Originally Posted by flyinhigh123
if 4tan(a-b) = 3tana, prove that tanb = sin2a/(7+cos2a)

thanks for any help, i really appreciate it ! =D

\begin{aligned}
4\tan(a - b) &= 3\tan a \\
4\left(\frac{\tan a - \tan b}{1 + \tan a \tan b}\right) &= 3\tan a \\
4(\tan a - \tan b) &= 3\tan a(1 + \tan a \tan b) \\
4\tan a - 4\tan b &= 3\tan a + 3\tan^2 a \tan b \\
\tan a &= 3\tan^2 a \tan b + 4 \tan b \\
\tan a &= \tan b(3\tan^2 a + 4) \\
\tan b &= \frac{\tan a}{3\tan^2 a + 4}
\end{aligned}

Now we need to prove that
$\frac{\tan a}{3\tan^2 a + 4} = \frac{\sin 2a}{7 + \cos 2a}$.

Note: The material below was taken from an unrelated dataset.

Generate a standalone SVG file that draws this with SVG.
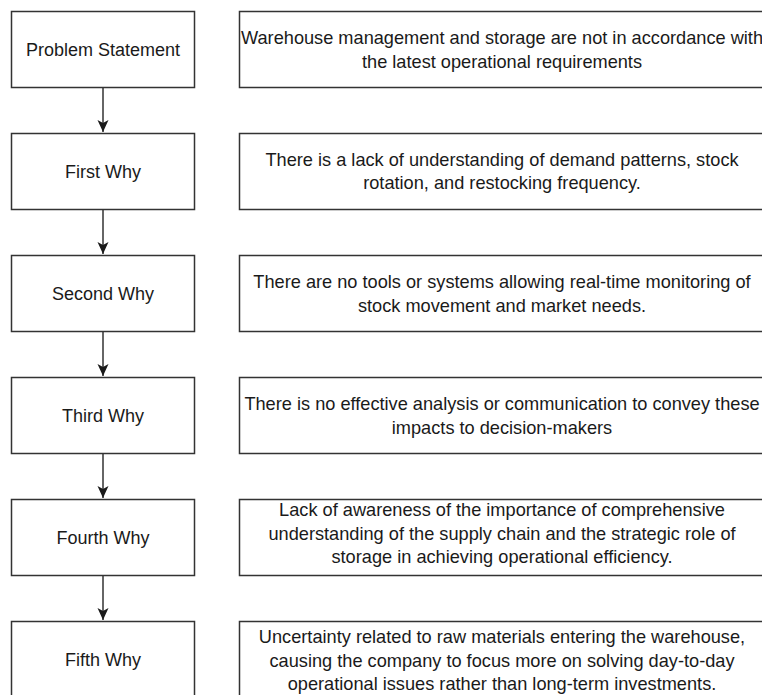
<svg xmlns="http://www.w3.org/2000/svg" width="762" height="695" viewBox="0 0 762 695">
<style>
  .box { fill: #ffffff; stroke: #333333; stroke-width: 1.5; }
  .lbl { font-family: "Liberation Sans", Arial, Helvetica, sans-serif; font-size: 18px; fill: #1a1a1a; text-anchor: middle; }
  .desc { font-size: 18.2px; }
  .conn { stroke: #333333; stroke-width: 1.5; fill: none; }
</style>
<defs>
  <marker id="arr" viewBox="0 0 12 12" markerWidth="12" markerHeight="12" refX="12" refY="6" orient="auto" markerUnits="userSpaceOnUse">
    <path d="M0,0.5 L12,6 L0,11.5 L3,6 Z" fill="#1a1a1a"/>
  </marker>
</defs>
<rect width="762" height="695" fill="#ffffff"/>

<g id="connectors">
  <line class="conn" x1="103" y1="88" x2="103" y2="132" marker-end="url(#arr)"/>
  <line class="conn" x1="103" y1="210" x2="103" y2="254" marker-end="url(#arr)"/>
  <line class="conn" x1="103" y1="332" x2="103" y2="376" marker-end="url(#arr)"/>
  <line class="conn" x1="103" y1="454" x2="103" y2="498" marker-end="url(#arr)"/>
  <line class="conn" x1="103" y1="576" x2="103" y2="620" marker-end="url(#arr)"/>
</g>

<g id="problem-statement">
  <rect class="box" x="11.5" y="11.5" width="183" height="76"/>
  <text class="lbl" x="103" y="56">Problem Statement</text>
</g>
<g id="problem-desc">
  <rect class="box" x="239.5" y="11.5" width="530" height="76"/>
  <text class="lbl desc" x="502" y="44">Warehouse management and storage are not in accordance with</text>
  <text class="lbl desc" x="502" y="67.5">the latest operational requirements</text>
</g>

<g id="first-why">
  <rect class="box" x="11.5" y="133.5" width="183" height="76"/>
  <text class="lbl" x="103" y="177.5">First Why</text>
</g>
<g id="first-desc">
  <rect class="box" x="239.5" y="133.5" width="530" height="76"/>
  <text class="lbl desc" x="502" y="165.5">There is a lack of understanding of demand patterns, stock</text>
  <text class="lbl desc" x="502" y="189">rotation, and restocking frequency.</text>
</g>

<g id="second-why">
  <rect class="box" x="11.5" y="255.5" width="183" height="76"/>
  <text class="lbl" x="103" y="300">Second Why</text>
</g>
<g id="second-desc">
  <rect class="box" x="239.5" y="255.5" width="530" height="76"/>
  <text class="lbl desc" x="502" y="288">There are no tools or systems allowing real-time monitoring of</text>
  <text class="lbl desc" x="502" y="311.5">stock movement and market needs.</text>
</g>

<g id="third-why">
  <rect class="box" x="11.5" y="377.5" width="183" height="76"/>
  <text class="lbl" x="103" y="422">Third Why</text>
</g>
<g id="third-desc">
  <rect class="box" x="239.5" y="377.5" width="530" height="76"/>
  <text class="lbl desc" x="502" y="410">There is no effective analysis or communication to convey these</text>
  <text class="lbl desc" x="502" y="433.5">impacts to decision-makers</text>
</g>

<g id="fourth-why">
  <rect class="box" x="11.5" y="499.5" width="183" height="76"/>
  <text class="lbl" x="103" y="544">Fourth Why</text>
</g>
<g id="fourth-desc">
  <rect class="box" x="239.5" y="499.5" width="530" height="76"/>
  <text class="lbl desc" x="502" y="516">Lack of awareness of the importance of comprehensive</text>
  <text class="lbl desc" x="502" y="539.5">understanding of the supply chain and the strategic role of</text>
  <text class="lbl desc" x="502" y="563">storage in achieving operational efficiency.</text>
</g>

<g id="fifth-why">
  <rect class="box" x="11.5" y="621.5" width="183" height="80"/>
  <text class="lbl" x="103" y="666">Fifth Why</text>
</g>
<g id="fifth-desc">
  <rect class="box" x="239.5" y="621.5" width="530" height="80"/>
  <text class="lbl desc" x="502" y="643">Uncertainty related to raw materials entering the warehouse,</text>
  <text class="lbl desc" x="502" y="666.5">causing the company to focus more on solving day-to-day</text>
  <text class="lbl desc" x="502" y="690">operational issues rather than long-term investments.</text>
</g>
</svg>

Starting from the left side:
$\frac{\tan a}{3\tan^2 a + 4}$

\begin{aligned}
&= \frac{\tan a}{3\tan^2 a + 4} \cdot \frac{2\cos^2 a}{2\cos^2 a} \\
&= \frac{2\sin a \cos a}{6\sin^2 a + 8\cos^2 a} \\
&= \frac{\sin 2a}{6\sin^2 a + 6\cos^2 a + 2\cos^2 a}
\end{aligned}

\begin{aligned}
&= \frac{\sin 2a}{6 + 2\cos^2 a} \\
&= \frac{\sin 2a}{7 + 2\cos^2 a - 1} \\
&= \frac{\sin 2a}{7 + \cos 2a}
\end{aligned}

01
• Jul 25th 2009, 07:48 AM
Soroban
Hello, flyinhigh123!

Quote:

Prove: . $\tan A \:=\: \sqrt{\frac{1-\cos2A}{1+\cos2A}}$
We need these two identities: . $\begin{array}{ccccccc}\sin^2\theta &=& \dfrac{1-\cos2\theta}{2} & \Rightarrow & \sin\theta &=& \sqrt{\dfrac{1-\cos2\theta}{2}} \\ \\[-3mm] \cos^2\theta &=& \dfrac{1+\cos2\theta}{2} & \Rightarrow & \cos\theta &=& \sqrt{\dfrac{1+\cos2\theta}{2}} \end{array}$

We have: . $\tan A \;=\;\frac{\sin A}{\cos A} \;=\;\frac{\sqrt{\frac{1-\cos2A}{2}} }{\sqrt{\frac{1+\cos2A}{2}}} \;=\; \sqrt{\frac{\frac{1-\cos2A}{2}} {\frac{1+\cos2A}{2}}}$

. . Therefore: . $\boxed{\tan A \;=\;\sqrt{\frac{1-\cos2A}{1+\cos2A}}}$

Quote:

If $4\tan(A-B) \:=\: 3\tan A$, prove that: . $\tan B \:=\:\frac{\sin2A}{7+\cos2A}$
We are given: . $4\tan(A-B) \:=\:3\tan A$

. . $4\left(\frac{\tan A - \tan B}{1 + \tan A\tan B}\right) \;=\;3\tan A$

. . $4(\tan A - \tan B) \;=\;3\tan A(1 + \tan A\tan B)$

. . $4\tan A - 4\tan B \;=\;3\tan A + 3\tan^2\!A\tan B$

. . $3\tan^2\!A\tan B + 4\tan B \;=\;\tan A$

. . $\tan B(3\tan^2\!A + 4) \;=\;\tan A$

. . $\tan B \;=\;\frac{\tan A}{3\tan^2\!A + 4} \;=\; \frac{\frac{\sin A}{\cos A}} {3\frac{\sin^2\!A}{\cos^2\!A} + 4}$

$\text{Multiply by }\frac{\cos^2\!A}{\cos^2\!A}\!:\quad\tan B \;=\; \frac{\sin A\cos A}{3\sin^2\!A + 4\cos^2\!A} \;=\;\frac{\overbrace{\sin A\cos A}^{\text{This is }\frac{1}{2}\sin2A}}{3(1-\cos^2\!A) + 4\cos^2\!A}
$

. . . . $\tan B \;=\;\frac{\frac{1}{2}\sin2A}{3 + \cos^2\!A} \;=\;\frac{\frac{1}{2}\sin2A}{3 + \frac{1+\cos2A}{2}}$

Multiply by $\frac{2}{2}\!:\quad \tan B \;=\; \frac{\sin2A}{6 + 1 + \cos2A} \quad\Rightarrow\quad \boxed{\tan B \;=\;\frac{\sin2A}{7 + \cos2A}}$